Pocket Watch Winding Display


I have come up with an idea I want to build and give as a thank-you gift. I have recently become really interested in vintage/antique mechanical watches, including learning to service them and do some basic repairs.

I want to give a specific type of pocket watch as a gift (the name of the watch company has significance), however, I don't expect the recipient to carry it around with him or wind it every day, so I came up with the idea of turning it into a desk clock by building a display stand for it which would hold the watch and have some kind of mechanism to grip and turn the crown to keep the watch wound. I do not want to alter the watch itself in any way. I have some familiarity with Arduino, Eagle CAD, AutoCAD, soldering, etc., but I know very little about motors. There is a Fab Lab here, so I have access to 3D printers, laser cutters, CNC machines, etc.

My biggest concern is keeping the watch wound without overwinding it and damaging the mainspring or the winding mechanism.

As the mainspring of a watch is wound, the amount of torque that must be applied to continue winding it gradually increases. The amount of torque that would have to be applied to damage the watch should be significantly higher than what is required just to wind it. So, I want to be able to set some kind of threshold so that the motor will stop when the threshold is exceeded.

Here are some general questions I have:

  1. Is arduino a good choice for this project? It is currently the only microcontroller I am familiar with, but would a different microcontroller or microprocessor be better?

  2. What type of motor?
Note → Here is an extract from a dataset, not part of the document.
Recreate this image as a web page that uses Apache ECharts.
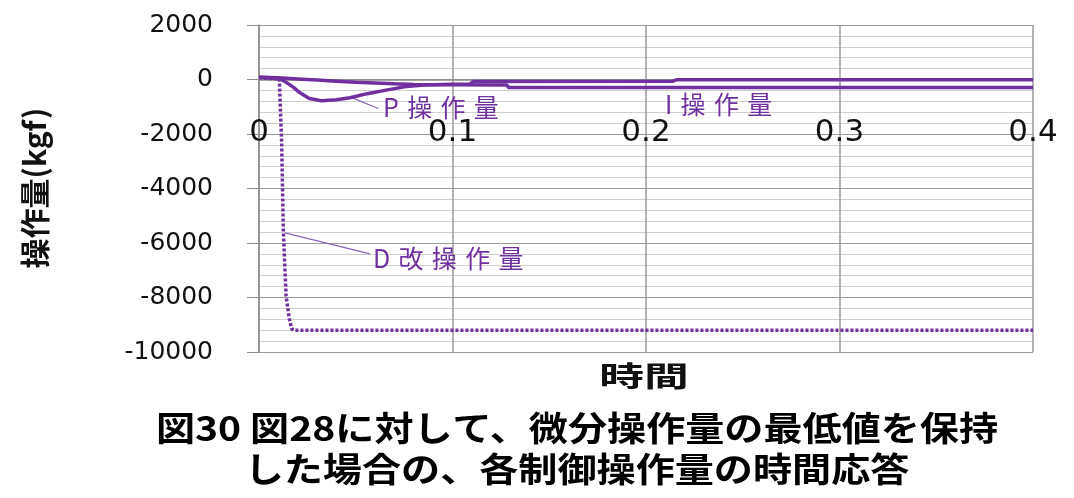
<!DOCTYPE html>
<html>
<head>
<meta charset="utf-8">
<script src="https://cdn.jsdelivr.net/npm/echarts@6/dist/echarts.min.js"></script>
<style>
  html, body { margin: 0; background: #fff; }
  #chart { width: 1074px; height: 498px; }
</style>
</head>
<body>
<div id="chart"></div>
<script>
// 時間 [s]
const xTicks = [0, 0.1, 0.2, 0.3, 0.4];
const yTicks = [-10000, -8000, -6000, -4000, -2000, 0, 2000];

// P操作量
const pTime = [0, 0.006, 0.011, 0.014, 0.018, 0.021, 0.026, 0.0324, 0.04, 0.047, 0.056, 0.065, 0.075, 0.085, 0.1, 0.109, 0.111, 0.214, 0.216, 0.4];
const pValue = [80, 60, 20, -100, -300, -480, -700, -780, -740, -670, -520, -400, -270, -200, -175, -165, -70, -60, -5, -5];

// I操作量
const iTime = [0, 0.01, 0.02, 0.03, 0.04, 0.05, 0.06, 0.07, 0.08, 0.1, 0.128, 0.129, 0.4];
const iValue = [80, 60, 20, -20, -60, -100, -130, -160, -180, -190, -200, -290, -290];

// D改操作量 (最低値を保持)
const dTime = [0, 0.0105, 0.0113, 0.0117, 0.0126, 0.014, 0.0157, 0.0169, 0.018, 0.4];
const dValue = [60, 20, 0, -2300, -5600, -7950, -8800, -9150, -9200, -9200];

const zip = (t, v) => t.map((x, i) => [x, v[i]]);

const purple = '#7030a0';
const gridTop = 25;
const gridBottom = 146;
const gridHeight = 498 - gridTop - gridBottom;
// x軸を 0 の位置へ持ち上げる
const yMin = yTicks[0];
const yMax = yTicks[yTicks.length - 1];
const xAxisOffset = -gridHeight * (0 - yMin) / (yMax - yMin);

const chart = echarts.init(document.getElementById('chart'));

const option = {
  animation: false,
  grid: { left: 259, right: 41, top: gridTop, bottom: gridBottom },
  xAxis: {
    type: 'value',
    min: xTicks[0],
    max: xTicks[xTicks.length - 1],
    interval: 0.1,
    offset: xAxisOffset,
    axisLine: { onZero: false, lineStyle: { color: '#8c8c8c', width: 1.5 } },
    axisTick: { show: false },
    axisLabel: {
      margin: 38,
      color: '#111',
      fontFamily: 'DejaVu Sans',
      fontSize: 31,
      showMaxLabel: true,
      formatter: v => String(v),
    },
    splitLine: { show: true, lineStyle: { color: '#9a9a9a', width: 1.5 } },
  },
  yAxis: {
    type: 'value',
    min: yMin,
    max: yMax,
    interval: 2000,
    axisLine: { show: true, lineStyle: { color: '#8c8c8c', width: 1.5 } },
    axisTick: { show: true, length: 12, lineStyle: { color: '#8c8c8c' } },
    axisLabel: {
      margin: 46,
      color: '#111',
      fontFamily: 'DejaVu Sans',
      fontSize: 25,
      formatter: v => String(v),
    },
    splitLine: { show: true, lineStyle: { color: '#9a9a9a', width: 1.2 } },
    minorTick: { show: false, splitNumber: 5 },
    minorSplitLine: { show: true, lineStyle: { color: '#cfcfcf', width: 1 } },
  },
  series: [
    {
      name: 'I操作量',
      type: 'line',
      data: zip(iTime, iValue),
      showSymbol: false,
      lineStyle: { color: purple, width: 3.5 },
    },
    {
      name: 'P操作量',
      type: 'line',
      data: zip(pTime, pValue),
      showSymbol: false,
      lineStyle: { color: purple, width: 3.5 },
    },
    {
      name: 'D改操作量',
      type: 'line',
      data: zip(dTime, dValue),
      showSymbol: false,
      lineStyle: { color: purple, width: 3.5, type: [3, 2] },
    },
  ],
};

chart.setOption(option);

// 注記とタイトル
const px = (t, v) => chart.convertToPixel({ gridIndex: 0 }, [t, v]);
const sp = '\u2004';
const notes = [
  { text: ['P', '操', '作', '量'].join(sp), at: [0.0641, -1028], from: [0.047, -636], to: [0.0617, -1064] },
  { text: ['I', '操', '作', '量'].join(sp), at: [0.2098, -917] },
  { text: ['D', '改', '操', '作', '量'].join(sp), at: [0.0589, -6570], from: [0.01344, -5627], to: [0.0574, -6397] },
];

const graphics = [];
notes.forEach(n => {
  if (n.from) {
    const a = px(n.from[0], n.from[1]);
    const b = px(n.to[0], n.to[1]);
    graphics.push({
      type: 'line',
      shape: { x1: a[0], y1: a[1], x2: b[0], y2: b[1] },
      style: { stroke: '#8a62b4', lineWidth: 1.2 },
    });
  }
  const p = px(n.at[0], n.at[1]);
  graphics.push({
    type: 'text',
    x: p[0],
    y: p[1],
    style: {
      text: n.text,
      fill: purple,
      font: '25px "Noto Sans CJK JP"',
      align: 'left',
      verticalAlign: 'middle',
    },
  });
});

const titleFont = size => 'bold ' + size + 'px "Noto Sans CJK JP"';
graphics.push(
  {
    type: 'text', x: 35, y: 188, rotation: Math.PI / 2,
    style: { text: '操作量(kgf)', fill: '#111', font: titleFont(30), align: 'center', verticalAlign: 'middle' },
  },
  {
    type: 'text', x: 644, y: 376, scaleX: 1.6,
    style: { text: '時間', fill: '#111', font: titleFont(28), align: 'center', verticalAlign: 'middle' },
  },
  {
    type: 'text', x: 577, y: 428, scaleX: 1.15,
    style: { text: '図30 図28に対して、微分操作量の最低値を保持', fill: '#000', font: titleFont(34), align: 'center', verticalAlign: 'middle' },
  },
  {
    type: 'text', x: 577, y: 469, scaleX: 1.15,
    style: { text: 'した場合の、各制御操作量の時間応答', fill: '#000', font: titleFont(34), align: 'center', verticalAlign: 'middle' },
  }
);

chart.setOption({ graphic: graphics });
</script>
</body>
</html>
I am thinking a stepper motor probably would be best, but maybe a brushless motor could work too?

  3. Will I need a separate controller for the motor, or will the Arduino alone be sufficient?

  4. How can I determine what the torque threshold should be?

  5. How can I control the motor to stop when the threshold is reached? Could I just use a motor that has enough power to wind the watch but not enough to overwind it? Could I control it just by the amount of power supplied to the motor? Is there a way to sense the amount of torque being applied?

  6. Are there other issues I should be concerned about?

I plan to build the display out of wood, but with a steel plate in between the motor and electronics and the watch to keep any magnetic fields away from the watch. I want to design it so that the watch can be easily removed and replaced in the stand, and I want to power it at a wall outlet.

I have several months yet to think about and work on this project, but I would greatly appreciate any suggestions and advice you may have! If I get it working I will definitely share my designs and code so that others can build it too.



As an amateur machinist with a decent shop and many years of on and off experience, it seems that gripping and turning the crown with a measured and controlled amount of torque is by far the biggest technical challenge. Solve that very difficult problem and the rest of the project will be easy.